Kate Unwin  Animal Farm

 

The Stage – 5th June 2006

Pat Ashworth

Peter Hall’s musical adaptation of the George Orwell classic is that rare thing, a play that is almost better than the original book. The Communist propaganda is never more absurd and blatant than when delivered by Lucien MacDougall’s nasty little Squealer or Ben Roberts’ boorish Comrade Napoleon.

Stephen Edwards takes a deep breath and fills the stage with a cast of nine professional actors in the key roles and 26 local people to play the animals. Their mass presence on the stage could have been overwhelming and certainly takes some arranging. But they are so expertly attuned to their animal personas that their body language and their four-legged movement on adapted elbow crutches remains fascinating to observe throughout.

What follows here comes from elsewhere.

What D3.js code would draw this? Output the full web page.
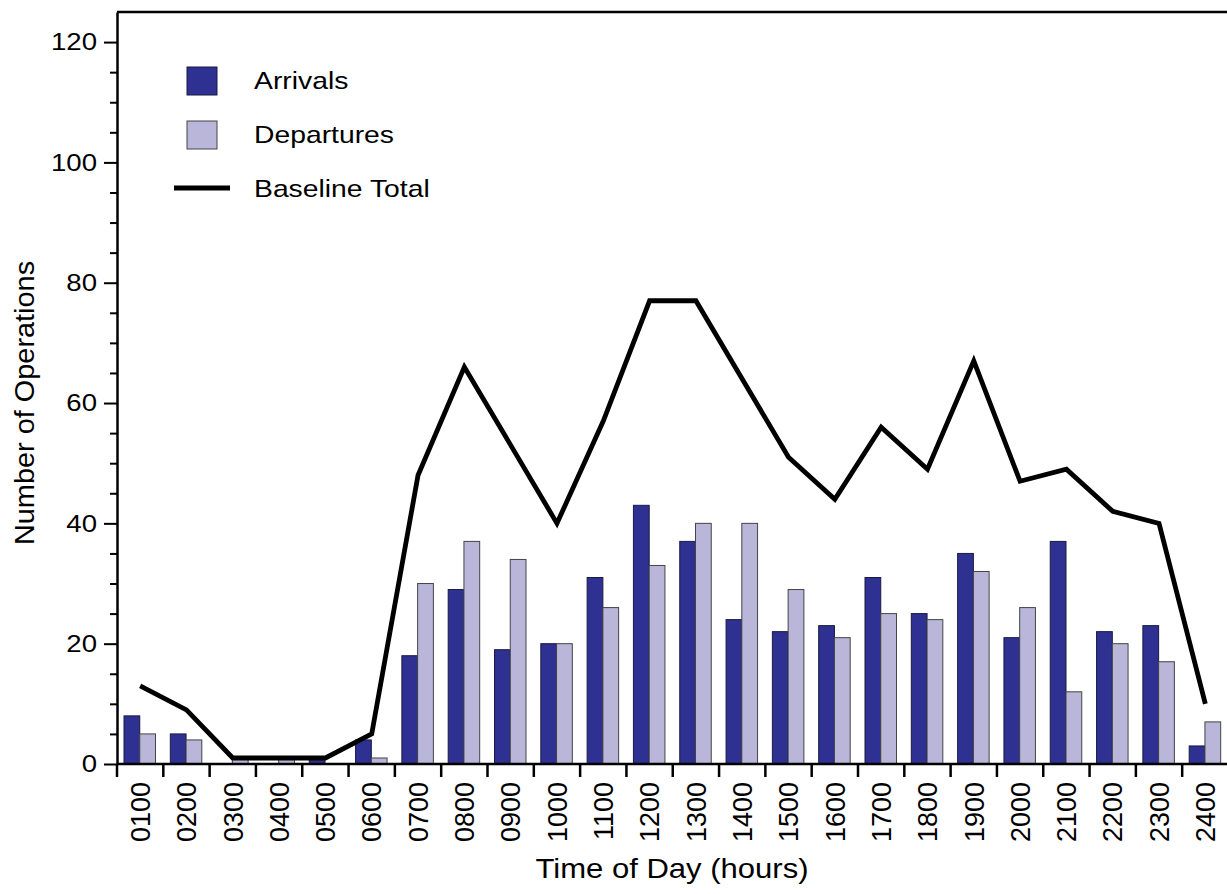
<!DOCTYPE html>
<html>
<head>
<meta charset="utf-8">
<script src="https://cdn.jsdelivr.net/npm/d3@7"></script>
<style>
  html, body { margin: 0; padding: 0; background: #fff; }
  svg { display: block; }
  text { font-family: "Liberation Sans", Arial, Helvetica, sans-serif; fill: #000; }
</style>
</head>
<body>
<svg id="chart" width="1227" height="894"></svg>
<script>
const hours = ["0100","0200","0300","0400","0500","0600","0700","0800","0900","1000","1100","1200",
               "1300","1400","1500","1600","1700","1800","1900","2000","2100","2200","2300","2400"];
const arrivals   = [8, 5, 0, 0, 1, 4, 18, 29, 19, 20, 31, 43, 37, 24, 22, 23, 31, 25, 35, 21, 37, 22, 23, 3];
const departures = [5, 4, 1, 1, 0, 1, 30, 37, 34, 20, 26, 33, 40, 40, 29, 21, 25, 24, 32, 26, 12, 20, 17, 7];
const baselineTotal = [13, 9, 1, 1, 1, 5, 48, 66, 53, 40, 57, 77, 77, 64, 51, 44, 56, 49, 67, 47, 49, 42, 40, 10];
const yMajorTicks = [0, 20, 40, 60, 80, 100, 120];
const seriesNames = ["Arrivals", "Departures", "Baseline Total"];

(function () {
const colArr = "#2E3192", colDep = "#B9B6DA";
const svg = d3.select("#chart");
const mLeft = 117, mTop = 12, mBottom = 764, mRight = 1228.5;

const x = d3.scaleBand().domain(hours).range([mLeft, mRight]).padding(0);
const inner = d3.scaleBand().domain(["arr","dep"]).range([7, 38.5]).padding(0);
const y = d3.scaleLinear().domain([0, 125]).range([mBottom, mTop]);

// bars
const g = svg.append("g");
hours.forEach((h, i) => {
  const vals = [["arr", arrivals[i], colArr, "#1a1a40"], ["dep", departures[i], colDep, "#444"]];
  vals.forEach(([k, v, c, s]) => {
    if (v <= 0) return;
    g.append("rect")
      .attr("x", x(h) + inner(k))
      .attr("y", y(v))
      .attr("width", inner.bandwidth())
      .attr("height", y(0) - y(v))
      .attr("fill", c)
      .attr("stroke", s)
      .attr("stroke-width", 1);
  });
});

// line
const line = d3.line().x((d, i) => x(hours[i]) + x.bandwidth() / 2).y(d => y(d));
svg.append("path").datum(baselineTotal)
  .attr("d", line).attr("fill", "none").attr("stroke", "#000")
  .attr("stroke-width", 4.8).attr("stroke-linejoin", "miter");

// frame top
svg.append("line").attr("x1", mLeft).attr("x2", 1227).attr("y1", mTop).attr("y2", mTop)
  .attr("stroke", "#000").attr("stroke-width", 2.5);

// y axis
const ySx = 1.15;
const yAxis = svg.append("g").attr("transform", `translate(${mLeft},0)`)
  .call(d3.axisLeft(y).tickValues(yMajorTicks).tickSize(13).tickPadding(7).tickSizeOuter(0));
yAxis.select(".domain").attr("stroke-width", 2.5);
yAxis.selectAll(".tick line").attr("stroke-width", 2);
yAxis.selectAll(".tick text").style("font-size", "24px")
  .attr("transform", `scale(${ySx},1)`).attr("x", -20 / ySx);
const minor = d3.range(5, 120, 5).filter(v => v % 20 !== 0);
svg.append("g").attr("transform", `translate(${mLeft},0)`)
  .call(d3.axisLeft(y).tickValues(minor).tickSize(7).tickFormat(""))
  .call(s => s.select(".domain").remove())
  .selectAll(".tick line").attr("stroke-width", 2);

// x axis baseline + ticks at boundaries
svg.append("line").attr("x1", mLeft).attr("x2", 1227).attr("y1", mBottom).attr("y2", mBottom)
  .attr("stroke", "#000").attr("stroke-width", 2.5);
const bounds = hours.map(h => x(h)).concat([mRight]);
svg.append("g").selectAll("line").data(bounds).join("line")
  .attr("x1", d => d).attr("x2", d => d).attr("y1", mBottom).attr("y2", mBottom + 13)
  .attr("stroke", "#000").attr("stroke-width", 2.5);
svg.append("g").selectAll("text").data(hours).join("text")
  .attr("transform", d => `translate(${x(d) + x.bandwidth() / 2},782) rotate(-90)`)
  .attr("text-anchor", "end").attr("dy", "0.36em")
  .style("font-size", "27px").text(d => d);

// axis titles
svg.append("text").attr("transform", "translate(672,878) scale(1.15,1)").attr("text-anchor", "middle")
  .style("font-size", "27px").text("Time of Day (hours)");
svg.append("text").attr("transform", "translate(34,403) rotate(-90) scale(1.07,1)").attr("text-anchor", "middle")
  .style("font-size", "27px").text("Number of Operations");

// legend
const lg = svg.append("g");
const legY = [81, 135, 189];
lg.append("rect").attr("x", 187).attr("y", legY[0] - 14).attr("width", 30).attr("height", 28)
  .attr("fill", colArr).attr("stroke", "#1a1a40").attr("stroke-width", 1);
lg.append("rect").attr("x", 187).attr("y", legY[1] - 14).attr("width", 30).attr("height", 28)
  .attr("fill", colDep).attr("stroke", "#444").attr("stroke-width", 1);
lg.append("line").attr("x1", 174).attr("x2", 230).attr("y1", legY[2] - 1).attr("y2", legY[2] - 1)
  .attr("stroke", "#000").attr("stroke-width", 4.8);
lg.selectAll("text").data(seriesNames).join("text")
  .attr("transform", (d, i) => `translate(254,${legY[i]}) scale(1.18,1)`).attr("dy", "0.35em")
  .style("font-size", "24px").text(d => d);
})();
</script>
</body>
</html>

A two-tier set on the revolve allows for spectacle in the building and destruction of the mill and also serves as a visual marker of the pigs’ progress towards human behaviour. All the principals deserve credit for the quality of their interpretation, but there are particularly moving performances from Dickon Tyrrell as the stolid and faithful workhorse, Boxer, and Sarah Head as Clover. The black dogs of the KGB are a vicious and sinister presence.

Adrian Mitchell’s lyrics get robust treatment, especially in chorus numbers like Beasts of England, and the rolling soundscape of keyboard music has a strong narrative quality to it. The more you know about Russian politics, the more you get out of the play, but the beauty of it is the number of levels on which it works.